Task brief: Write out the full listing exactly as given, minus the images.

Supplied material:
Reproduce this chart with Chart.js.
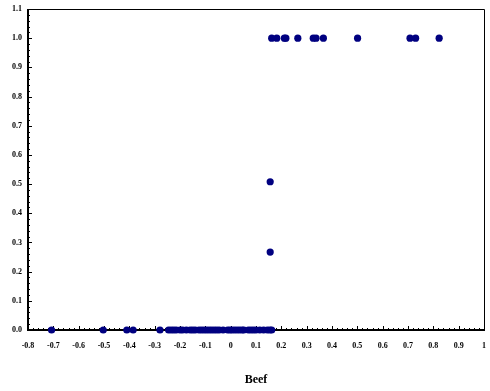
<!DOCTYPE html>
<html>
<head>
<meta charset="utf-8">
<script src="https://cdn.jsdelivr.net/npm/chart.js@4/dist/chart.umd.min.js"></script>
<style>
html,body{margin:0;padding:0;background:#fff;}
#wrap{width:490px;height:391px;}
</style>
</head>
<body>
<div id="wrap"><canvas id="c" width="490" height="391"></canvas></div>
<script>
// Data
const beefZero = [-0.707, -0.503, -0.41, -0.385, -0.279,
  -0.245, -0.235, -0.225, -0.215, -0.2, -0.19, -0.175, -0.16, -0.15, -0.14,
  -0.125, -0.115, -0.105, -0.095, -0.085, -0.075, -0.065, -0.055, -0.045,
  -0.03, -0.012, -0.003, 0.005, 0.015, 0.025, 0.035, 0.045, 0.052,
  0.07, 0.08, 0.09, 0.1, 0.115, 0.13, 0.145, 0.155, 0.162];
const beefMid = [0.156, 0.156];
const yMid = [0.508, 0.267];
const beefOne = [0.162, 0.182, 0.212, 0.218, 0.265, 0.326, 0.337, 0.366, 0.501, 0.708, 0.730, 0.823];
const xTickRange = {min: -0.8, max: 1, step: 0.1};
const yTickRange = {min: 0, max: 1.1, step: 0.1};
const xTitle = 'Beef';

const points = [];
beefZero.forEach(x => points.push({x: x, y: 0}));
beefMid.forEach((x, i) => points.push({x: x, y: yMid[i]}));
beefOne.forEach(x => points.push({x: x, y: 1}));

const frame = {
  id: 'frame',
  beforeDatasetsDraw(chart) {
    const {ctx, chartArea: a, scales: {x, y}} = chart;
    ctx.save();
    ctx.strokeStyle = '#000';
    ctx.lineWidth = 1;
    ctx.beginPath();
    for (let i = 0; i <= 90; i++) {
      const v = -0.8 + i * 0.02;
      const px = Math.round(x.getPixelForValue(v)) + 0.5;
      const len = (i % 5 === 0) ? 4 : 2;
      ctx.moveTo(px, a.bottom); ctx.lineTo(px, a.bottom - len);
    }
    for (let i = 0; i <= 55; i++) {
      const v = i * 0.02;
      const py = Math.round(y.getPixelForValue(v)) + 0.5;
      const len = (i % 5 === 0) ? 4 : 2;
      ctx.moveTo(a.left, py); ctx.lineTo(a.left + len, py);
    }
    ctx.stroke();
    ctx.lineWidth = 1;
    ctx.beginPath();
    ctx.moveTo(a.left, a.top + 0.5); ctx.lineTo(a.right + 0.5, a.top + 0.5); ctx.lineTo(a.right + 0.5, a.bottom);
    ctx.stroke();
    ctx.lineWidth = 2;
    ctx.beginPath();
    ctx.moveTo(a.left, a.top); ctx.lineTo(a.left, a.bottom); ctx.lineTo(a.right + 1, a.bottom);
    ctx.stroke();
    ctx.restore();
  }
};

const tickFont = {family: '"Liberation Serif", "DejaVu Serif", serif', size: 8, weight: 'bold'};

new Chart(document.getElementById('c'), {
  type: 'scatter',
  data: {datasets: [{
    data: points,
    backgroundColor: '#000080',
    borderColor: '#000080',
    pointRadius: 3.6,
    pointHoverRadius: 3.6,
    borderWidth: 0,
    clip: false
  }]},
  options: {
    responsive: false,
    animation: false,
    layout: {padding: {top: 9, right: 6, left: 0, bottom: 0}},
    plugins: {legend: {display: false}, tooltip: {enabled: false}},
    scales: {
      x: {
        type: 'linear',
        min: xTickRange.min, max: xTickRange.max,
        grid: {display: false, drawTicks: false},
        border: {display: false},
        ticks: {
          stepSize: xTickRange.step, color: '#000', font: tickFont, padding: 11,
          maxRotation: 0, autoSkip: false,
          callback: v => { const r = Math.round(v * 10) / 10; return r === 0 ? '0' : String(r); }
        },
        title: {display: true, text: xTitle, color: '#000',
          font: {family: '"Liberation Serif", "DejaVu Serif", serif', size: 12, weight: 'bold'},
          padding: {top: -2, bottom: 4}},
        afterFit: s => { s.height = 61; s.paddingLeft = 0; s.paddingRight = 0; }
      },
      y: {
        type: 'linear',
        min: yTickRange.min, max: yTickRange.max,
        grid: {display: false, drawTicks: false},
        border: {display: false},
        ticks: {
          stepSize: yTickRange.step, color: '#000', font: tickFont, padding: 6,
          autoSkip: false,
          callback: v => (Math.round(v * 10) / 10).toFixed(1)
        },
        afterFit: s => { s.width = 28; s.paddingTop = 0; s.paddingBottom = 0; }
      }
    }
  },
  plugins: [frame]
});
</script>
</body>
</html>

Written response:
Reproduce this chart with Chart.js.
<!DOCTYPE html>
<html>
<head>
<meta charset="utf-8">
<script src="https://cdn.jsdelivr.net/npm/chart.js@4/dist/chart.umd.min.js"></script>
<style>
html,body{margin:0;padding:0;background:#fff;}
#wrap{width:490px;height:391px;}
</style>
</head>
<body>
<div id="wrap"><canvas id="c" width="490" height="391"></canvas></div>
<script>
// Data
const beefZero = [-0.707, -0.503, -0.41, -0.385, -0.279,
  -0.245, -0.235, -0.225, -0.215, -0.2, -0.19, -0.175, -0.16, -0.15, -0.14,
  -0.125, -0.115, -0.105, -0.095, -0.085, -0.075, -0.065, -0.055, -0.045,
  -0.03, -0.012, -0.003, 0.005, 0.015, 0.025, 0.035, 0.045, 0.052,
  0.07, 0.08, 0.09, 0.1, 0.115, 0.13, 0.145, 0.155, 0.162];
const beefMid = [0.156, 0.156];
const yMid = [0.508, 0.267];
const beefOne = [0.162, 0.182, 0.212, 0.218, 0.265, 0.326, 0.337, 0.366, 0.501, 0.708, 0.730, 0.823];
const xTickRange = {min: -0.8, max: 1, step: 0.1};
const yTickRange = {min: 0, max: 1.1, step: 0.1};
const xTitle = 'Beef';

const points = [];
beefZero.forEach(x => points.push({x: x, y: 0}));
beefMid.forEach((x, i) => points.push({x: x, y: yMid[i]}));
beefOne.forEach(x => points.push({x: x, y: 1}));

const frame = {
  id: 'frame',
  beforeDatasetsDraw(chart) {
    const {ctx, chartArea: a, scales: {x, y}} = chart;
    ctx.save();
    ctx.strokeStyle = '#000';
    ctx.lineWidth = 1;
    ctx.beginPath();
    for (let i = 0; i <= 90; i++) {
      const v = -0.8 + i * 0.02;
      const px = Math.round(x.getPixelForValue(v)) + 0.5;
      const len = (i % 5 === 0) ? 4 : 2;
      ctx.moveTo(px, a.bottom); ctx.lineTo(px, a.bottom - len);
    }
    for (let i = 0; i <= 55; i++) {
      const v = i * 0.02;
      const py = Math.round(y.getPixelForValue(v)) + 0.5;
      const len = (i % 5 === 0) ? 4 : 2;
      ctx.moveTo(a.left, py); ctx.lineTo(a.left + len, py);
    }
    ctx.stroke();
    ctx.lineWidth = 1;
    ctx.beginPath();
    ctx.moveTo(a.left, a.top + 0.5); ctx.lineTo(a.right + 0.5, a.top + 0.5); ctx.lineTo(a.right + 0.5, a.bottom);
    ctx.stroke();
    ctx.lineWidth = 2;
    ctx.beginPath();
    ctx.moveTo(a.left, a.top); ctx.lineTo(a.left, a.bottom); ctx.lineTo(a.right + 1, a.bottom);
    ctx.stroke();
    ctx.restore();
  }
};

const tickFont = {family: '"Liberation Serif", "DejaVu Serif", serif', size: 8, weight: 'bold'};

new Chart(document.getElementById('c'), {
  type: 'scatter',
  data: {datasets: [{
    data: points,
    backgroundColor: '#000080',
    borderColor: '#000080',
    pointRadius: 3.6,
    pointHoverRadius: 3.6,
    borderWidth: 0,
    clip: false
  }]},
  options: {
    responsive: false,
    animation: false,
    layout: {padding: {top: 9, right: 6, left: 0, bottom: 0}},
    plugins: {legend: {display: false}, tooltip: {enabled: false}},
    scales: {
      x: {
        type: 'linear',
        min: xTickRange.min, max: xTickRange.max,
        grid: {display: false, drawTicks: false},
        border: {display: false},
        ticks: {
          stepSize: xTickRange.step, color: '#000', font: tickFont, padding: 11,
          maxRotation: 0, autoSkip: false,
          callback: v => { const r = Math.round(v * 10) / 10; return r === 0 ? '0' : String(r); }
        },
        title: {display: true, text: xTitle, color: '#000',
          font: {family: '"Liberation Serif", "DejaVu Serif", serif', size: 12, weight: 'bold'},
          padding: {top: -2, bottom: 4}},
        afterFit: s => { s.height = 61; s.paddingLeft = 0; s.paddingRight = 0; }
      },
      y: {
        type: 'linear',
        min: yTickRange.min, max: yTickRange.max,
        grid: {display: false, drawTicks: false},
        border: {display: false},
        ticks: {
          stepSize: yTickRange.step, color: '#000', font: tickFont, padding: 6,
          autoSkip: false,
          callback: v => (Math.round(v * 10) / 10).toFixed(1)
        },
        afterFit: s => { s.width = 28; s.paddingTop = 0; s.paddingBottom = 0; }
      }
    }
  },
  plugins: [frame]
});
</script>
</body>
</html>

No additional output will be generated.